Perbedaan keyakinan itulah yang membawa Yusuf dan Lilik ke dalam ritual pernikahan berdasar kepercayaan. “Saya mau melakukan (ritual pernikahan di HPK) supaya diakui negara. Ini adalah upaya mediasi menuju kepastian hukum,” kata Yusuf.

Yang penting, kata alumnus Filsafat UGM itu, pernikahannya tidak memihak agama apa pun. Dengan demikian, Yusuf meyakini rasa sakit yang dirasakan Lilik tidak sedalam jika harus melangsungkan pernikahan dalam agama lain. Begitu pula sebaliknya, Yusuf tidak harus keluar dari keyakinannya untuk menjadikan Lilik sebagai istri.

Yusuf mengaku terpaksa menempuh cara itu karena negara tidak memberikan jaminan terhadap orang yang berbeda keyakinan dalam menikah. “Banyak orang akhirnya mengorbankan salah satu keyakinannya. Seharusnya UU Pernikahan direvisi karena UUD 1945 sudah menjamin sepenuhnya hak warga negara untuk menganut keyakinan atau agama apa pun,” terangnya.

Namun, UU Perkawinan Nomor 1 Tahun 1974 hanya mengatur satu agama, satu keyakinan. Belum ada ruang untuk mengakomodasi perkawinan beda kepercayaan. “Seharusnya negara lebih akomodatif terhadap mereka yang menikah beda agama. Ruang itu begitu sempit sehingga berpotensi terjadinya pemaksaan kehendak,” harap pria yang berprofesi sebagai jurnalis di salah satu media cetak ternama itu.

Sebelum menemukan solusi untuk melangsungkan pernikahan di HPK, Yusuf dan Lilik nyaris putus asa. Setelah menjalin hubungan lima tahun, keduanya sepakat menuju ke jenjang perkawinan. Namun, perbedaan keyakinan menjadi kendala sehingga mereka sempat berpikir untuk menikah di Singapura. Yusuf merasa upaya itu sulit ditempuh karena selain membutuhkan biaya tinggi, juga sulit mendapatkan pengakuan dari pemerintah Indonesia.

Pada awal 2010, konsep pernikahan mereka dimatangkan dengan menggandeng Deni Ismail, konsultan hukum yang masih sepupu Yusuf. “Pikiran pertama saya, menikahkan mereka di pengadilan negeri dengan mengajukan permohonan pencatatan perkawinan. Tapi, prosesnya panjang dan belum tentu dikabulkan,” kata Deni.

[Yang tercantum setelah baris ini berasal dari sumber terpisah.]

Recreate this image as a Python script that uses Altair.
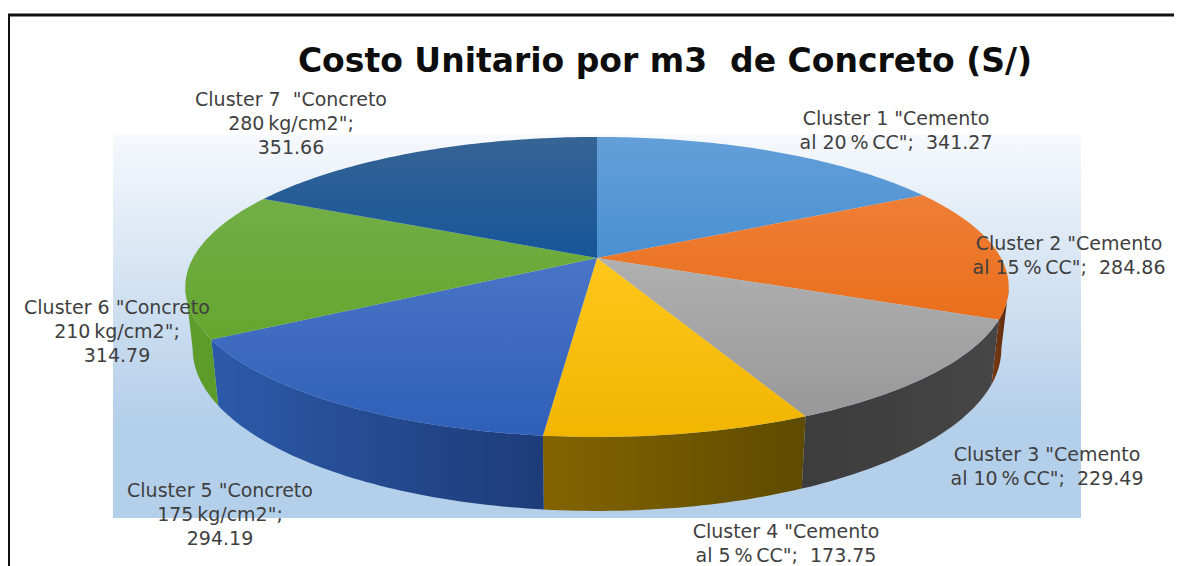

Deni lantas teringat bahwa UUD 1945 pasal 29 ayat 1 dan 2 menerangkan bahwa negara berdasarkan kepada Ketuhanan Yang Mahaesa. Negara menjamin kemerdekaan tiap-tiap penduduk untuk memeluk agama masing-masing dan beribadat menurut agama dan kepercayaannya itu. “Bisa saya tafsirkan bahwa perkawinan bisa melalui aliran kepercayaan. Kenapa harus pindah agama,” ujarnya.

Setelah melakukan pencarian, Deni akhirnya menemukan lembaga penghayat kepercayaan yang dipimpin Sudijono itu. “Kedua institusi agama (Islam dan Katolik) tidak membolehkan pernikahan di luar agama. Di sini (HPK) pernikahan tetap terwujud dengan agama apa pun berlandaskan kepercayaan kepada Tuhan Yang Mahaesa,” ujarnya.

Deni meyakinkan, pernikahan melalui HPK jelas tidak ada penyelundupan hukum, tidak ada unsur tipu-tipu, dan sejenisnya. Dari aspek hukum, pernikahan melalui jalan itu adalah sah.

Menurut Deni, pernikahan dengan aliran kepercayaan justru lebih bijak bila dibandingkan dengan harus memaksa salah satu pihak masuk kepada kepercayaan lain hanya untuk melangsungkan prosesi sesaat. “Ini tidak menzalimi agama apa pun. Tidak membohongi negara hanya untuk kepentingan sesaat. Banyak terjadi yang keluar (agama tertentu) untuk menikah, lalu kembali lagi setelah itu. Saya salut kepada Yusuf dengan konsistensinya tidak menistakan kepercayaannya dan sepakat membina rumah tangga yang harmonis,” tandasnya.